Cooking Oils to Extend Rally on Supply Deficit, Mistry Says

Cooking oils prices will extend a rally as rising global demand exceeds supplies curbed by drought and heavy rains, pushing palm oil to 3,600 ringgit a ton this month, according to Dorab Mistry, director of Godrej International Ltd.

“The period of greatest tightness will be between February and May 2011 and we need prices to rise now in order to rein in demand and to stimulate plantings,” Mistry, who correctly predicted in March that prices would exceed 3,000 ringgit ($953) a ton after June, said at a conference in Bali today.

Heavy rains caused by a La Nina weather event -- “one of the strongest in decades,” according to Mistry -- have reduced oil-palm yields in Indonesia and Malaysia, the largest producers. La Nina has also caused drought that curbed South American planting of soybeans, threatening global edible oil supplies and driving prices higher.

“It must affect crops in South America,” said Mistry, who has traded vegetables oils for three decades. “The present indications are that we shall lose at least 5 million tons of soybeans. Most analysts underestimated the effects of the El Nino of 2009 and appear to be doing the same with La Nina.”

Palm oil futures in Malaysia have rallied 32 percent this year, climbing yesterday to 3,500 ringgit on the Malaysia Derivatives Exchange, the highest level since July 2008, and may reach 3,600 ringgit this month, he said. Soybean oil in Chicago has jumped 29 percent this year, reaching a 27-month high of 55.43 cents a pound on Nov. 12. The contract for January delivery traded at 53 cents at 10:10 a.m. in Singapore.

Yields Decline

Oil-palm yields typically decline in the first half of the year, while stockpiles of soybeans, used to make soybean oil, dwindle between the U.S. and South American harvests.

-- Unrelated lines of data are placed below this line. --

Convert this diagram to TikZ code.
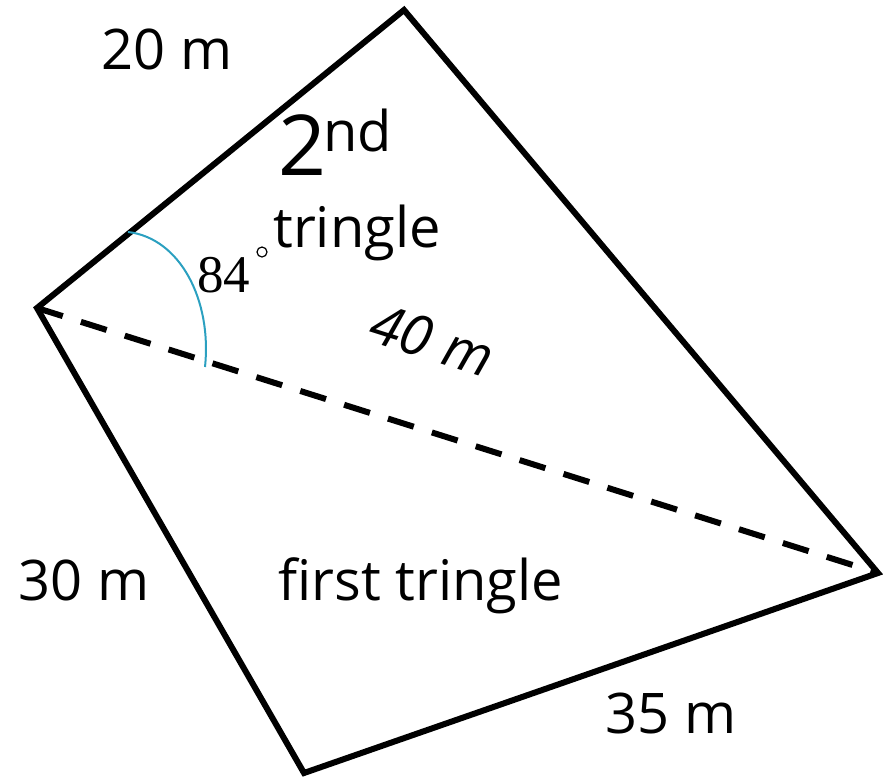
\documentclass[tikz,border=0pt]{standalone}
\usepackage{fontspec}
\setmainfont{Open Sans}
\newfontfamily\seriffont{Liberation Serif}
\begin{document}
\begin{tikzpicture}[x=1pt,y=-1pt,
  edge/.style={line width=6pt, line join=miter},
  diag/.style={line width=6pt, dash pattern=on 27pt off 19pt},
  anglearc/.style={line width=2pt, draw={rgb,255:red,43;green,160;blue,192}},
  lbl/.style={font=\fontsize{56}{60}\selectfont, inner sep=0pt, anchor=base}]
\useasboundingbox (0,0) rectangle (883,777);
\coordinate (T) at (404,10);
\coordinate (L) at (37,308);
\coordinate (B) at (304,773);
\coordinate (R) at (878,573);
\coordinate (A1) at (128,232);
\coordinate (A2) at (205,367);
\draw[edge] (T) -- (L) -- (B) -- (R) -- cycle;
\draw[diag] (L) -- (R);
\draw[anglearc] (A1) .. controls (180,238) and (212,300) .. (A2);
\node[lbl] (l20) at (167,69) {20 m};
\node[lbl] (l30) at (84,600) {30 m};
\node[lbl] (l35) at (671,733) {35 m};
\node[lbl] (first) at (421,600) {first tringle};
\node[lbl] (second) at (357,247) {tringle};
\node[lbl, anchor=base west, font=\fontsize{84}{90}\selectfont] (two) at (278,175) {2};
\node[lbl, anchor=base west] (nd) at (323,151) {nd};
\node[lbl, rotate=-17.5, font=\fontsize{56}{60}\selectfont\itshape, anchor=center] (l40) at (432,340) {40 m};
\node[lbl, anchor=base west, font=\fontsize{53}{56}\selectfont\seriffont] (ang) at (197,292) {84};
\node[inner sep=0pt, draw, circle, minimum size=10pt, line width=1.2pt] (deg) at (262,252) {};
\end{tikzpicture}
\end{document}
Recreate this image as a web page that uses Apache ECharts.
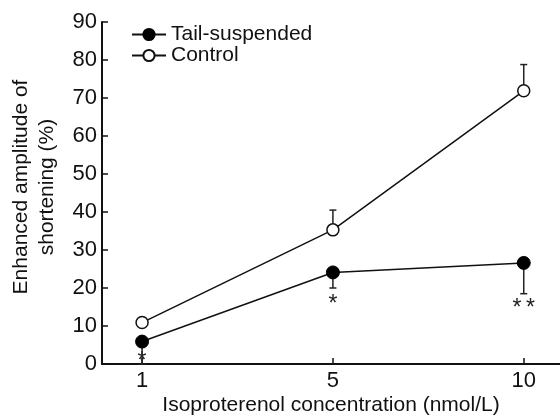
<!DOCTYPE html>
<html>
<head>
<meta charset="utf-8">
<script src="https://cdn.jsdelivr.net/npm/echarts@6/dist/echarts.min.js"></script>
<style>html,body{margin:0;padding:0;background:#fff}#c{width:560px;height:416px}</style>
</head>
<body>
<div id="c"></div>
<script>
const categories = ['1', '5', '10'];
const tailMean = [5.9, 24.1, 26.6];
const tailErrLow = [0, 20.0, 18.5];
const controlMean = [10.9, 35.3, 71.9];
const controlErrHigh = [10.9, 40.5, 78.8];
const sigLabels = ['*', '*', '*\u2009*'];
const sigY = [2.4, 17.4, 16.5];
const yTicks = [0, 10, 20, 30, 40, 50, 60, 70, 80, 90];

const FONT = '"Liberation Sans", Arial, sans-serif';
const chart = echarts.init(document.getElementById('c'), null, {renderer: 'canvas'});

function errRender(params, api) {
  const x = api.value(0);
  const p0 = api.coord([x, api.value(1)]);
  const p1 = api.coord([x, api.value(2)]);
  const cap = 3.5;
  return {
    type: 'group',
    children: [
      {type: 'line', shape: {x1: p0[0], y1: p0[1], x2: p1[0], y2: p1[1]}, style: {stroke: '#222', lineWidth: 1.5}},
      {type: 'line', shape: {x1: p1[0] - cap, y1: p1[1], x2: p1[0] + cap, y2: p1[1]}, style: {stroke: '#222', lineWidth: 1.5}}
    ]
  };
}

function sigRender(params, api) {
  const p = api.coord([api.value(0), api.value(1)]);
  return {
    type: 'text',
    style: {text: sigLabels[params.dataIndex], x: p[0], y: p[1] + 7, align: 'center', verticalAlign: 'middle', font: '23px ' + FONT, fill: '#222'}
  };
}

chart.setOption({
  animation: false,
  backgroundColor: '#fff',
  grid: {left: 102, right: 0, top: 22, bottom: 52, containLabel: false, outerBoundsMode: 'none'},
  legend: {
    orient: 'vertical', left: 131, top: 24, padding: 0, itemGap: 0, itemWidth: 34, itemHeight: 14,
    textStyle: {fontFamily: FONT, fontSize: 21, lineHeight: 19.5, color: '#111'},
    data: ['Tail-suspended', 'Control']
  },
  xAxis: {
    type: 'value', min: -0.21, max: 2.19,
    name: 'Isoproterenol concentration (nmol/L)', nameLocation: 'middle', nameGap: 31, nameMoveOverlap: false,
    nameTextStyle: {fontFamily: FONT, fontSize: 21, color: '#111', verticalAlign: 'top'},
    axisLine: {onZero: false, lineStyle: {color: '#111', width: 2}},
    axisTick: {inside: true, length: 6, customValues: [0, 1, 2], lineStyle: {color: '#111', width: 1.5}},
    axisLabel: {customValues: [0, 1, 2], formatter: v => categories[Math.round(v)], fontFamily: FONT, fontSize: 22, color: '#111', margin: 6},
    splitLine: {show: false}
  },
  yAxis: {
    type: 'value', min: 0, max: 90, interval: 10,
    name: 'Enhanced amplitude of\nshortening (%)', nameLocation: 'middle', nameGap: 42, nameRotate: 90, nameMoveOverlap: false,
    nameTextStyle: {fontFamily: FONT, fontSize: 21, color: '#111', lineHeight: 26, align: 'center', padding: [0, 0, 0, 12]},
    axisLine: {show: true, onZero: false, lineStyle: {color: '#111', width: 2}},
    axisTick: {show: true, inside: true, length: 6, lineStyle: {color: '#111', width: 1.5}},
    axisLabel: {fontFamily: FONT, fontSize: 22, color: '#111', margin: 5},
    splitLine: {show: false}
  },
  series: [
    {
      name: 'Tail-suspended-err', type: 'custom', renderItem: errRender, z: 1,
      data: tailMean.map((m, i) => [i, m, tailErrLow[i]])
    },
    {
      name: 'Control-err', type: 'custom', renderItem: errRender, z: 1,
      data: controlMean.map((m, i) => [i, m, controlErrHigh[i]])
    },
    {
      name: 'Tail-suspended', type: 'line', z: 3,
      data: tailMean.map((m, i) => [i, m]),
      symbol: 'circle', symbolSize: 13,
      lineStyle: {color: '#111', width: 1.5},
      itemStyle: {color: '#000', borderColor: '#000', borderWidth: 1}
    },
    {
      name: 'Control', type: 'line', z: 3,
      data: controlMean.map((m, i) => [i, m]),
      symbol: 'circle', symbolSize: 12,
      lineStyle: {color: '#111', width: 1.5},
      itemStyle: {color: '#fff', borderColor: '#111', borderWidth: 1.5}
    },
    {
      name: 'sig', type: 'custom', renderItem: sigRender, z: 4,
      data: sigY.map((y, i) => [i, y])
    }
  ]
});
</script>
</body>
</html>
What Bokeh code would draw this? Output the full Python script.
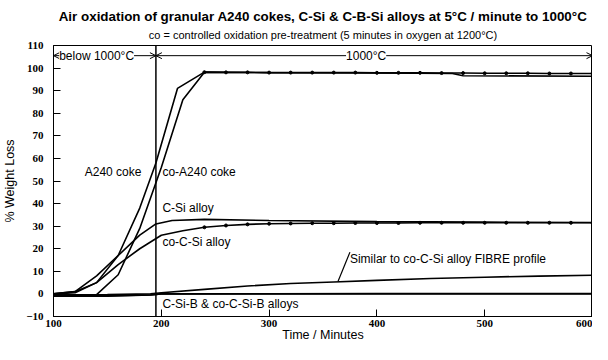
from bokeh.plotting import figure
from bokeh.models import Title, Span, Arrow, OpenHead, Label, ColumnDataSource, FixedTicker, Range1d
from bokeh.core.properties import value
from bokeh.embed import file_html
from bokeh.resources import INLINE

# ---------------- data ----------------
a240_x = [100, 120, 140, 160, 180, 195, 215, 240, 300, 400, 470, 480, 600]
a240_y = [0, 0.5, 5, 17, 38, 58, 91, 98.2, 98.0, 97.8, 97.6, 96.6, 96.4]

co_a240_x = [100, 120, 140, 160, 180, 200, 220, 240, 260, 280, 300, 320, 340, 360, 380,
             400, 420, 440, 460, 480, 500, 520, 540, 560, 580, 600]
co_a240_y = [-0.5, -0.5, -0.3, 8.5, 29, 56, 86, 98.2, 98.1, 98.1, 98.0, 98.0, 98.0, 98.0, 98.0,
             97.9, 97.9, 97.9, 97.8, 97.8, 97.7, 97.7, 97.7, 97.6, 97.6, 97.6]

csi_x = [100, 120, 140, 160, 180, 195, 210, 240, 300, 400, 500, 600]
csi_y = [0, 1, 8, 17, 26, 31, 32.5, 33, 32.5, 32, 31.8, 31.6]

co_csi_x = [100, 120, 140, 160, 180, 200, 220, 240, 260, 280, 300, 320, 340, 360, 380,
            400, 420, 440, 460, 480, 500, 520, 540, 560, 580, 600]
co_csi_y = [0, 1, 5, 13, 20, 26, 28, 29.5, 30.3, 30.8, 31.1, 31.2, 31.3, 31.3, 31.4,
            31.4, 31.4, 31.5, 31.5, 31.5, 31.5, 31.5, 31.5, 31.5, 31.5, 31.5]

fibre_x = [100, 150, 190, 200, 240, 280, 320, 360, 400, 450, 500, 550, 600]
fibre_y = [-0.5, -0.3, 0, 0.5, 2, 3.5, 4.6, 5.3, 6, 6.8, 7.4, 7.9, 8.3]

csib_x = [100, 150, 190, 200, 300, 400, 500, 600]
csib_y = [-1, -1, -0.5, 0, 0.1, 0.2, 0.2, 0.2]

co_csib_x = [100, 150, 190, 200, 300, 600]
co_csib_y = [-0.5, -0.8, -0.5, 0, 0, 0]

x_ticks = [100, 200, 300, 400, 500, 600]
y_ticks = [-10, 0, 10, 20, 30, 40, 50, 60, 70, 80, 90, 100, 110]

heat_switch = 195          # minutes at which 1000 C is reached
band_y = 105.5             # height of the temperature arrows

label_text = ["A240 coke", "co-A240 coke", "C-Si alloy", "co-C-Si alloy",
              "C-Si-B & co-C-Si-B alloys", "Similar to co-C-Si alloy FIBRE profile"]
label_x = [129, 201, 201, 201, 201, 375]
label_y = [54, 54, 38, 23, -4.5, 15.6]

leader_x = [364, 375]
leader_y = [5.6, 18.5]

TITLE = "Air oxidation of granular A240 cokes, C-Si & C-B-Si alloys at 5\u00b0C / minute to 1000\u00b0C"
SUBTITLE = "co = controlled oxidation pre-treatment (5 minutes in oxygen at 1200\u00b0C)"

# ---------------- figure ----------------
SANS = "Liberation Sans"
SERIF = "Liberation Serif"

p = figure(width=592, height=344, output_backend="svg", toolbar_location=None,
           x_range=Range1d(100, 600), y_range=Range1d(-10, 110),
           min_border_left=40, min_border_right=0, min_border_top=40, min_border_bottom=26,
           title=None)

p.add_layout(Title(text=SUBTITLE, align="center", text_font=SANS, text_font_size="11px",
                   text_font_style="normal", standoff=9, text_color="black"), "above")
p.add_layout(Title(text=TITLE, align="center", text_font=SANS, text_font_size="13.4px",
                   text_font_style="bold", standoff=-3, offset=-8, text_color="black"), "above")
p.add_layout(Title(text=" ", align="center", text_font=SANS, text_font_size="5px",
                   standoff=0, text_color="white"), "above")

p.grid.visible = False
p.outline_line_color = "black"
p.outline_line_width = 1
p.background_fill_color = "white"
p.border_fill_color = "white"

for ax in (p.xaxis[0], p.yaxis[0]):
    ax.major_tick_in = 7
    ax.major_tick_out = 0
    ax.minor_tick_line_color = None
    ax.major_label_text_font = SERIF
    ax.major_label_text_font_style = "bold"
    ax.major_label_text_font_size = "11px"
    ax.major_label_text_color = "black"
    ax.axis_label_text_font = SANS
    ax.axis_label_text_font_style = "normal"
    ax.axis_label_text_font_size = "12.5px"
    ax.axis_label_text_color = "black"
    ax.axis_line_color = "black"
    ax.major_tick_line_color = "black"

p.xaxis[0].ticker = FixedTicker(ticks=x_ticks)
p.yaxis[0].ticker = FixedTicker(ticks=y_ticks)
p.xaxis[0].axis_label = "Time / Minutes"
p.yaxis[0].axis_label = "% Weight Loss"
p.xaxis[0].major_label_standoff = 3
p.xaxis[0].axis_label_standoff = -2
p.yaxis[0].major_label_standoff = 10
p.yaxis[0].axis_label_standoff = 6

LW = 1.6
p.line(a240_x, a240_y, line_color="black", line_width=LW)
p.line(co_a240_x, co_a240_y, line_color="black", line_width=LW)
p.scatter(co_a240_x[7:], co_a240_y[7:], size=3, color="black")
p.line(csi_x, csi_y, line_color="black", line_width=LW)
p.line(co_csi_x, co_csi_y, line_color="black", line_width=LW)
p.scatter(co_csi_x[7:], co_csi_y[7:], size=3, color="black")
p.line(fibre_x, fibre_y, line_color="black", line_width=LW)
p.line(csib_x, csib_y, line_color="black", line_width=LW)
p.line(co_csib_x, co_csib_y, line_color="black", line_width=LW)

p.line(leader_x, leader_y, line_color="black", line_width=1.2)

p.add_layout(Span(location=heat_switch, dimension="height", line_color="black", line_width=1.5))

p.add_layout(Arrow(x_start=100, y_start=band_y, x_end=heat_switch, y_end=band_y,
                   start=OpenHead(size=6, line_width=1), end=OpenHead(size=6, line_width=1),
                   line_width=1, line_color="black"))
p.add_layout(Arrow(x_start=heat_switch, y_start=band_y, x_end=600, y_end=band_y,
                   start=OpenHead(size=6, line_width=1), end=OpenHead(size=6, line_width=1),
                   line_width=1, line_color="black"))
p.add_layout(Label(x=140, y=band_y, text="below 1000\u00b0C", text_align="center",
                   text_baseline="middle", text_font=SANS, text_font_size="12px",
                   background_fill_color="white", text_color="black"))
p.add_layout(Label(x=390, y=band_y, text="1000\u00b0C", text_align="center",
                   text_baseline="middle", text_font=SANS, text_font_size="12px",
                   background_fill_color="white", text_color="black"))

src = ColumnDataSource(dict(x=label_x, y=label_y, t=label_text))
p.text(x="x", y="y", text="t", source=src, text_font=value(SANS), text_font_size="12px",
       text_baseline="middle", text_align="left", text_color="black")

open("out.html", "w").write(file_html(p, INLINE))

Brazil and Argentina, which start harvesting soybeans in March, are the largest producers after the U.S.

Demand for edible oils will exceed supply for a third straight year, increasing by 4.5 million tons as supply expands 3.5 million tons, Mistry said.

Soybean imports by China, the world’s biggest buyer, may rise 38 percent in the October-to-December period from a year ago, state-owned researcher, a division of the China National Grain & Oils Information Center, said on Nov. 26. Full-year imports may jump 27 percent to more than 54 million tons, it said.

The market is “focused on Chinese monthly imports of beans,” Mistry said. “If the Chinese government releases State Reserves and they skip one month’s imports, it will have a bearish impact on prices in the short term.”

China may import as much as 6.1 million tons of palm oil in the 2010-2011 year, from 5.9 million tons the previous year, if the country decides to replenish rapeseed stockpiles, Jennifer Yuan, a researcher at Cofco Ltd., China’s largest grains trader, said at the Bali conference today.

‘Incremental Demand’

Soybean oil prices will also climb partly “because too much incremental demand from sunflower oil and rapeseed oil consumers is migrating in its direction,” Mistry said.

Sunflower oil will trade at a premium of at least $200 a ton over soybean oil, he said, lifting last month’s premium forecast from $150. Rapeseed oil will be as much as $150 a ton more expensive, he said.

Global supplies of soybean oil will climb by 1.6 million tons in the year ending September 2011, Mistry said, reducing his November forecast for an increase of 1.8 million tons and his September forecast of 2.1 million tons.

Godrej, one of India’s biggest buyers of cooking oil, this year acquired PT Megasari Makmur, a grower in Indonesia.